Although the point of this exercise is to build my own development boards, sometimes its comforting to have something to fall back on to test things out. NXP originally produced a nice simple development board for this chip, but sadly it seems that this board is no longer available, so if I am to do anything with this device I will have to make my own.
The first step is to find out a minimum circuit. Luckily, JeeLabs has this covered
Image thanks to jeelabs.org
There are some interesting things about this circuit. The first is the very small number of components There’s the microcontroller itself, a smoothing capacitor for the power pins and an LED. The second interesting thing is the LED. It is mainly used as a rough and ready regulator to drop 5V, provided by a serial adapter board, to 3.3V for the device. For a purely 3.3V circuit, even that would not be necessary!
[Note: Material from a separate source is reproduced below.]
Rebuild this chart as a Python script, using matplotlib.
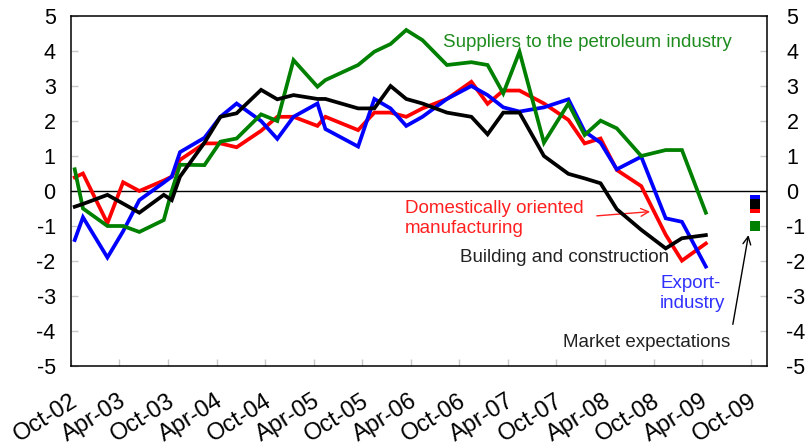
import matplotlib
matplotlib.use("Agg")
import matplotlib.pyplot as plt
import matplotlib.dates as mdates
from matplotlib.transforms import ScaledTranslation
from datetime import date

plt.rcParams['font.family'] = ['Liberation Sans', 'DejaVu Sans']
plt.rcParams['axes.unicode_minus'] = False

# ---------------- data ----------------
survey_months = ['2002-10', '2002-11', '2003-02', '2003-04', '2003-06', '2003-09',
                 '2003-10', '2003-11', '2004-02', '2004-04', '2004-06', '2004-09',
                 '2004-11', '2005-01', '2005-04', '2005-05', '2005-09', '2005-11',
                 '2006-01', '2006-03', '2006-05', '2006-08', '2006-11', '2007-01',
                 '2007-03', '2007-05', '2007-08', '2007-11', '2008-01', '2008-03',
                 '2008-05', '2008-08', '2008-11', '2009-01', '2009-04']

petroleum = [0.62, -0.50, -1.00, -1.00, -1.17, -0.83, 0.00, 0.75, 0.74, 1.41, 1.50, 2.19,
             2.00, 3.74, 2.98, 3.17, 3.60, 3.98, 4.20, 4.60, 4.31, 3.60, 3.68, 3.60,
             2.79, 3.98, 1.38, 2.50, 1.60, 2.01, 1.79, 1.00, 1.17, 1.17, -0.62]
export = [-1.40, -0.75, -1.90, -1.15, -0.26, 0.24, 0.41, 1.11, 1.52, 2.12, 2.50, 2.00,
          1.49, 2.12, 2.50, 1.77, 1.27, 2.63, 2.36, 1.86, 2.12, 2.63, 3.00, 2.74,
          2.39, 2.27, 2.39, 2.62, 1.70, 1.38, 0.62, 0.98, -0.78, -0.88, -2.16]
domestic = [0.39, 0.50, -0.92, 0.25, 0.00, 0.30, 0.41, 0.89, 1.36, 1.36, 1.25, 1.72,
            2.12, 2.12, 1.86, 2.12, 1.74, 2.24, 2.24, 2.12, 2.36, 2.63, 3.12, 2.49,
            2.87, 2.87, 2.50, 2.03, 1.36, 1.50, 0.60, 0.14, -1.25, -1.99, -1.50]
building = [-0.45, -0.37, -0.11, -0.36, -0.62, -0.11, -0.26, 0.41, 1.38, 2.12, 2.22, 2.89,
            2.62, 2.74, 2.63, 2.63, 2.36, 2.36, 3.00, 2.63, 2.50, 2.24, 2.12, 1.62,
            2.24, 2.24, 1.00, 0.49, 0.36, 0.22, -0.52, -1.11, -1.64, -1.35, -1.26]

expectation_month = '2009-10'
expect_export = -0.25
expect_domestic = -0.50
expect_building = -0.38
expect_petroleum = -1.00

tick_months = ['2002-10', '2003-04', '2003-10', '2004-04', '2004-10', '2005-04', '2005-10',
               '2006-04', '2006-10', '2007-04', '2007-10', '2008-04', '2008-10', '2009-04',
               '2009-10']
y_ticks = [5, 4, 3, 2, 1, 0, -1, -2, -3, -4, -5]

# ---------------- helpers ----------------
def mid(s):
    return date(int(s[:4]), int(s[5:]), 15)

def first(s):
    return date(int(s[:4]), int(s[5:]), 1)

ORIGIN = mdates.date2num(date(2002, 10, 1))

def mpos(m):  # fractional months after Oct-02 -> date number (layout only)
    return ORIGIN + m * 30.4375

dates = [mid(s) for s in survey_months]

BLUE, RED, GREEN, BLACK = '#0000ff', '#ff0000', '#008000', '#000000'

fig = plt.figure(figsize=(8.1, 4.48), dpi=100)
ax = fig.add_axes([71 / 810, 1 - 366 / 448, (767 - 71) / 810, (366 - 16) / 448])

lw = 2.7
ax.plot(dates, domestic, color=RED, lw=lw, zorder=3, solid_joinstyle='miter')
ax.plot(dates, export, color=BLUE, lw=lw, zorder=4, solid_joinstyle='miter')
ax.plot(dates, petroleum, color=GREEN, lw=lw, zorder=5, solid_joinstyle='miter')
ax.plot(dates, building, color=BLACK, lw=lw, zorder=6, solid_joinstyle='miter')

ed = mid(expectation_month)
ms = 7.3
ax.plot([ed], [expect_export], 's', color=BLUE, ms=ms, mew=0, zorder=7, clip_on=False)
ax.plot([ed], [expect_domestic], 's', color=RED, ms=ms, mew=0, zorder=8, clip_on=False)
ax.plot([ed], [expect_building], 's', color=BLACK, ms=ms, mew=0, zorder=9, clip_on=False)
ax.plot([ed], [expect_petroleum], 's', color=GREEN, ms=ms, mew=0, zorder=9, clip_on=False)

ax.axhline(0, color='black', lw=1.0, zorder=2)

ax.set_xlim(date(2002, 10, 1), date(2009, 12, 1))
ax.set_ylim(-5, 5)

ax.set_yticks(y_ticks)
ax.set_yticklabels([str(v) for v in y_ticks])
ax.set_xticks([first(s) for s in tick_months])
ax.set_xticklabels([first(s).strftime('%b-%y') for s in tick_months])

ax.tick_params(axis='y', direction='in', length=5, width=1, color='#c8c8c8',
               labelsize=15.5, pad=11, left=True, right=True, labelleft=True)
ax.tick_params(axis='x', direction='in', length=5, width=1, color='#c8c8c8',
               labelsize=17, pad=17)
for lbl in ax.get_xticklabels():
    lbl.set_rotation(32)
    lbl.set_ha('right')
    lbl.set_va('top')
    lbl.set_rotation_mode('anchor')
    lbl.set_transform(lbl.get_transform() + ScaledTranslation(-1 / 72, 0, fig.dpi_scale_trans))

sec = ax.secondary_yaxis('right')
sec.set_yticks(y_ticks)
sec.set_yticklabels([str(v) for v in y_ticks])
sec.tick_params(axis='y', direction='in', length=0, labelsize=15.5, pad=14)
sec.spines['right'].set_visible(False)

for sp in ax.spines.values():
    sp.set_color('black')
    sp.set_linewidth(1.1)

# ---------------- annotations ----------------
fs = 13.5
ax.text(mpos(45.93), 4.12, 'Suppliers to the petroleum industry', color='#1e8c1e',
        fontsize=fs, va='baseline', ha='left')
ax.text(mpos(41.29), -0.62, 'Domestically oriented', color='#ff2020',
        fontsize=fs, va='baseline', ha='left')
ax.text(mpos(41.29), -1.21, 'manufacturing', color='#ff2020',
        fontsize=fs, va='baseline', ha='left')
ax.text(mpos(48.08), -2.02, 'Building and construction', color='#222222',
        fontsize=fs, va='baseline', ha='left')
ax.text(mpos(72.8), -2.76, 'Export-', color='#3030ff',
        fontsize=fs, va='baseline', ha='left')
ax.text(mpos(72.8), -3.35, 'industry', color='#3030ff',
        fontsize=fs, va='baseline', ha='left')
ax.text(mpos(60.78), -4.45, 'Market expectations', color='#222222',
        fontsize=fs, va='baseline', ha='left')

ax.annotate('', xy=(mpos(71.57), -0.59), xytext=(mpos(64.98), -0.71),
            arrowprops=dict(arrowstyle='->', color='#ff2020', lw=1.0,
                            mutation_scale=14, shrinkA=0, shrinkB=0))
ax.annotate('', xy=(mpos(83.72), -1.26), xytext=(mpos(81.79), -3.81),
            arrowprops=dict(arrowstyle='->', color='black', lw=1.0,
                            mutation_scale=14, shrinkA=0, shrinkB=0))

fig.savefig('out.png', dpi=100)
The simplicity of this circuit made me very happy. Surely even I can’t get this wrong! I still have niggling worries about the lack of any pull-up or pull-down resistors on any of the communication pins, but Jean-Claude has obviously made it work. I quickly assembled the specified circuit on a small breadboard, following the JeeLabs instructions.
Next came the challenge of programming the LP810. There are so few pins that it does not make sense to permanently dedicate several of them to functions such as RESET and the SWD programming protocol, and not everyone has a SWD debug probe. To help get round this, the LPC810 comes with a built-in bootloader which looks for a particular pattern of highs and lows on some of the pins and switches into a serial programming mode.
If The ISP pin (pin 5) is low when the chip powers up or comes out of reset, it will enter programming mode and expect commands and data over a serial port on pins 2 and 8. While serial port adapters are cheap and plentiful (even though they don’t often have an output which does exactly the right thing for the ISP pin) this approach does mean that some special software is needed which speaks the correct protocol over the serial port. JeeLabs recommends some software called lpc21isp which it recommends installing in a Linux virtual machine. I tried this approach and spent several days messing with software and modified serial adapter boards. All with no success.
In my case it seems that code in a Linux VM was either unable to write to the USB serial port, or suffered timing problems which prevented it form working. Whatever versions I could find for Windows were not quite the same and didn’t work either. Eventually I gave up on the modified serial board approach, and fitted a manual ISP button (initially it was just a jumper cable). This allowed me to, eventually, get some JeeLabs example code onto the chip so I could see it blink an LED. The process still seemed pretty hit or miss, though. A large proportion of the time the software download would fail, with no obvious reason why, and messing with a manual ISP switch became very tedious. I also faced the problem that I was not set up to develop code in the same way as Jean-Claude at JeeLabs, so I was mostly limited to the supplied examples. I even tried connecting my Keil ULink 2 debug proble to the SWD pins, in an attempt to use Keil uVision to write code for this chip. Again without success. Adafruit recommends the LPCXpresso IDE, so I also installed that. Although I could use it to program other NXP chips on pre-made development boards, I still had no real success with programming the LPC810.
The LP810 is very sweet, but the small number of available pins does limit its usefulness. After some examples with this little chip, JeeLabs moved on to cover the very similar LPC812, which mainly differs in having a smaller (TSSOP) package with 20 pins. With a bit of care I was able to solder this chip onto a DIP adapter. The extra pins are nice, but I still faced the same issues with programming. I decided that however neat the idea of the ISP pin and serial bootloader seems on the surface, it is just too fiddly for sensible software development.